For centuries a legend has haunted the Honey
Island Swamp. A legend passed on from generation to generation.
A legend of a huge creature, neither man nor beast, which
lives in the deep cypress shadows of the Louisiana bayou.
A creature that must, by every definition of the word, be
considered a monster.
Less than an hour away from the chaotic heart of New Orleans
lays a primordial backwater morass known as the Honey Island
Swamp. Considered by many naturalists to be one of the most
pristine swampland habitats in the United States, the Honey
Island Swamp covers an area that is over 20 miles long and
nearly 7 miles across, with 34,896 of its 70,000 acres government
sanctioned as permanently protected wildlife area.
Known primarily for its catfish, snakes and alligators, the
Honey Island Swamp is also known to be the home of black bears,
red wolves, cougars, feral hogs and most notably, a dwindling
population of Florida panthers. But there are some who believe
that deep in the vast recesses of the swamp... in an area
so impenetrable that one can only travel there by foot, horseback
or boat... in a place so primeval, even experienced guides
have known to become lost... there lives a ferocious predator
more lethal than all others who lurk therein.
The legend of the Honey Island Swamp was first revealed to
the world in 1974, when a pair of Air Traffic Controllers,
Harlan E. Ford and Ray Mills, shambled out of the deep antediluvian
sloughs of Honey Island with an unbelievable story... and
something even more incredible.
The veteran hunters claimed to have discovered a pair of unusual
footprints imbedded in the soft earth next to a wild boar
whose throat had been torn open. They saw something else that
day. Something that would change their lives
forever... they saw a monster.
They described a vicious looking creature that stood on two
legs. A man-like animal that was covered with a coat dingy,
gray hair. The men estimated that this beast stood over 7
feet tall and weighed somewhere between 400 and 500 lbs. But
what they remembered most were its sickly yellow eyes, set
far apart on its skull, and the horrific stench which surrounded
this creature... it was the smell of death.

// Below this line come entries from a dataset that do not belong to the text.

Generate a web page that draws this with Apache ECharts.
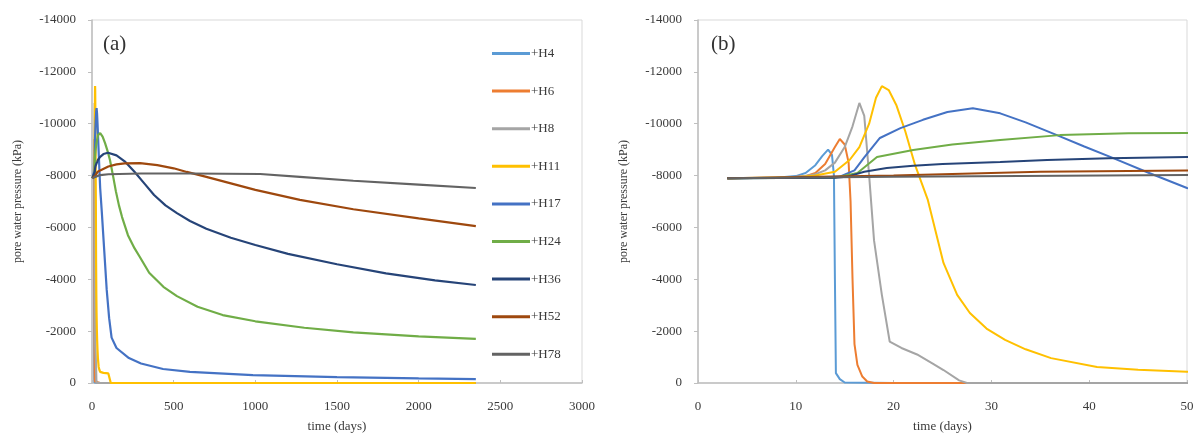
<!DOCTYPE html>
<html><head><meta charset="utf-8">
<script src="https://cdn.jsdelivr.net/npm/echarts@6/dist/echarts.min.js"></script>
<style>html,body{margin:0;padding:0;background:#fff}#c{width:1199px;height:437px}</style>
</head><body><div id="c"></div>
<script>
const seriesNames = ['+H4','+H6','+H8','+H11','+H17','+H24','+H36','+H52','+H78'];
const seriesColors = ['#5B9BD5','#ED7D31','#A5A5A5','#FFC000','#4472C4','#70AD47','#264478','#9E480E','#636363'];
const yTicks = [-14000,-12000,-10000,-8000,-6000,-4000,-2000,0];

const h4_t = [3, 8, 10, 11, 12, 12.7, 13.3, 13.7, 13.9, 14.0, 14.1, 14.5, 15, 20, 50, 100, 500, 1000, 2350];
const h4_p = [-7900, -7920, -7980, -8100, -8400, -8750, -9000, -8800, -8000, -4000, -380, -150, -20, 0, 0, 0, 0, 0, 0];

const h6_t = [3, 9, 11, 12, 13, 14, 14.5, 15, 15.4, 15.6, 15.8, 16.0, 16.3, 16.8, 17.3, 18, 50, 2350];
const h6_p = [-7900, -7920, -7980, -8100, -8450, -9100, -9410, -9200, -8500, -7000, -4000, -1500, -700, -250, -60, 0, 0, 0];

const h8_t = [3, 10, 12, 13, 14, 15, 15.8, 16.5, 17.0, 17.5, 18.0, 18.8, 19.6, 20.8, 22.4, 24, 25.1, 26.7, 27.5, 50, 2350];
const h8_p = [-7900, -7930, -8050, -8200, -8500, -9100, -9900, -10800, -10300, -8000, -5500, -3400, -1600, -1350, -1100, -750, -500, -100, 0, 0, 0];

const h11_t = [3, 10, 12, 14, 15.5, 16.5, 17.5, 18.2, 18.8, 19.5, 20.3, 21.2, 22.2, 23.5, 25.1, 26.5, 27.8, 29.5, 31.4, 33.5, 36.1, 40.8, 45, 50, 70, 100, 108, 115, 2350];
const h11_p = [-7900, -7940, -8000, -8150, -8600, -9100, -10000, -11000, -11450, -11300, -10700, -9700, -8400, -7060, -4630, -3400, -2700, -2100, -1660, -1300, -960, -620, -510, -430, -390, -370, -350, 0, 0];

const h17_t = [3, 12, 14.5, 16, 17, 18.6, 20.7, 23, 25.5, 28.1, 30.9, 33.5, 36.7, 39.5, 42.4, 46, 50, 60, 75, 90, 105, 120, 150, 226, 300, 435, 600, 985, 1500, 2000, 2350];
const h17_p = [-7900, -7920, -7960, -8200, -8700, -9450, -9830, -10150, -10450, -10600, -10400, -10050, -9560, -9120, -8680, -8120, -7520, -6600, -5100, -3600, -2500, -1750, -1350, -960, -750, -540, -430, -300, -230, -180, -150];

const h24_t = [3, 14, 16.3, 18.3, 22, 26, 30.9, 37, 44, 50, 65, 80, 95, 110, 130, 146, 165, 184, 220, 260, 292, 350, 437, 520, 646, 800, 1000, 1300, 1600, 2000, 2350];
const h24_p = [-7900, -7920, -8100, -8720, -8990, -9200, -9370, -9560, -9630, -9640, -9500, -9250, -8950, -8600, -7950, -7400, -6850, -6400, -5700, -5200, -4870, -4250, -3710, -3350, -2940, -2620, -2380, -2130, -1950, -1800, -1700];

const h36_t = [3, 14, 15.2, 17, 19.3, 22, 25, 30.9, 35.7, 42, 50, 70, 98, 150, 200, 260, 320, 380, 450, 520, 600, 700, 850, 1000, 1200, 1500, 1800, 2100, 2350];
const h36_p = [-7900, -7920, -7950, -8150, -8290, -8380, -8450, -8520, -8600, -8670, -8720, -8830, -8880, -8780, -8550, -8150, -7700, -7250, -6850, -6550, -6250, -5950, -5600, -5320, -4980, -4580, -4230, -3960, -3780];

const h52_t = [3, 20, 35, 50, 100, 150, 200, 294, 400, 500, 580, 700, 850, 1000, 1273, 1600, 2000, 2350];
const h52_p = [-7900, -8000, -8150, -8200, -8350, -8430, -8470, -8480, -8400, -8280, -8140, -7950, -7700, -7450, -7060, -6700, -6350, -6050];

const h78_t = [3, 20, 50, 100, 300, 600, 1030, 1273, 1600, 2000, 2350];
const h78_p = [-7900, -7950, -8020, -8050, -8080, -8080, -8060, -7950, -7800, -7650, -7520];

const allT = [h4_t, h6_t, h8_t, h11_t, h17_t, h24_t, h36_t, h52_t, h78_t];
const allP = [h4_p, h6_p, h8_p, h11_p, h17_p, h24_p, h36_p, h52_p, h78_p];

const FONT = 'Liberation Serif';
const txt = '#3a3a3a';

function pairs(i){ return allT[i].map((t,k)=>[t, allP[i][k]]); }

function xAxis(gi, max, interval){
  return {type:'value', gridIndex:gi, min:0, max:max, interval:interval,
    name:'time (days)', nameLocation:'middle', nameGap:37,
    nameTextStyle:{fontFamily:FONT, fontSize:13, color:txt},
    axisLine:{show:true, lineStyle:{color:'#bfbfbf', width:1.5}},
    axisTick:{show:true, inside:true, length:3, lineStyle:{color:'#bfbfbf'}},
    axisLabel:{fontFamily:FONT, fontSize:13, color:txt, margin:17, formatter:v=>String(v)},
    splitLine:{show:false}};
}
function yAxis(gi){
  return {type:'value', gridIndex:gi, min:yTicks[0], max:yTicks[yTicks.length-1], interval:2000, inverse:true,
    name:'pore water pressure (kPa)', nameLocation:'middle', nameGap:68, nameRotate:90,
    nameTextStyle:{fontFamily:FONT, fontSize:12, color:txt},
    axisLine:{show:true, onZero:false, lineStyle:{color:'#bfbfbf', width:1.5}},
    axisTick:{show:true, inside:false, length:4, lineStyle:{color:'#bfbfbf'}},
    axisLabel:{fontFamily:FONT, fontSize:13, color:txt, margin:16, formatter:v=>String(v)},
    splitLine:{show:false}};
}

const series = [];
[0,1].forEach(gi=>{
  seriesNames.forEach((n,i)=>{
    series.push({type:'line', name:n, xAxisIndex:gi, yAxisIndex:gi, data:pairs(i),
      showSymbol:false, symbol:'none', clip:true, animation:false,
      lineStyle:{color:seriesColors[i], width: gi===0 ? 2.2 : 2},
      itemStyle:{color:seriesColors[i]}});
  });
});

const chart = echarts.init(document.getElementById('c'), null, {renderer:'canvas'});
chart.setOption({
  animation:false,
  backgroundColor:'#fff',
  grid:[
    {left:92, right:617, top:20, bottom:54, show:true, borderColor:'#d9d9d9', borderWidth:1, containLabel:false, outerBoundsMode:'none'},
    {left:698, right:12, top:20, bottom:54, show:true, borderColor:'#d9d9d9', borderWidth:1, containLabel:false, outerBoundsMode:'none'}
  ],
  xAxis:[xAxis(0,3000,500), xAxis(1,50,10)],
  yAxis:[yAxis(0), yAxis(1)],
  legend:{show:true, orient:'vertical', left:487, top:42, itemWidth:38, itemHeight:3, itemGap:24.6,
    icon:'rect', data:seriesNames, selectedMode:false,
    textStyle:{fontFamily:FONT, fontSize:13, color:txt, padding:[0,0,0,-4]}},
  graphic:[
    {type:'text', left:103, top:34, style:{text:'(a)', fontFamily:FONT, fontSize:21, fill:'#333'}},
    {type:'text', left:711, top:34, style:{text:'(b)', fontFamily:FONT, fontSize:21, fill:'#333'}}
  ],
  series:series
});
</script></body></html>
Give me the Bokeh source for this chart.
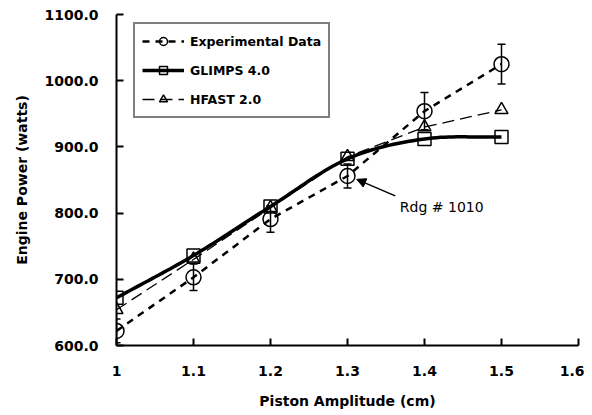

Thus begins the first official report of the Honey Island
Swamp Monster, but the stories of this enigmatic beast date
back for hundreds of years. Native Americans called this creature
the Letiche, "a carnivorous, aquatic-humanoid" which
they believed was once a once an abandoned child who was raised
by alligators in uncharted regions of the swamp. Cajuns called
the beast the Loup Carou, which has often been misinterpreted
as a werewolf. This animal has been blamed for the numerous
human and livestock deaths which have plagued the area for
Perhaps the most bizarre legend surrounding the swamp monster
revolves around a train wreck which allegedly occurred outside
of the Pearl River in the early part of the 20th century.
According to this account, the train was full of animals from
a traveling circus, some of which escaped into the swamp.
While most of these tropical beasts perished soon after, legend
has it that a troop of chimpanzees survived and even went
so far as to inter-breed with alligators. The result was a
bizarre colony of repto-mammalian hybrids, which became legendary
as the Honey Island Swamp Monsters.
The mystery continues to this day with more and more eyewitness
reports filtering in on a yearly basis. Whatever this animal
is, three things are for sure... this creature is large, it
is carnivorous and it does not want to be found.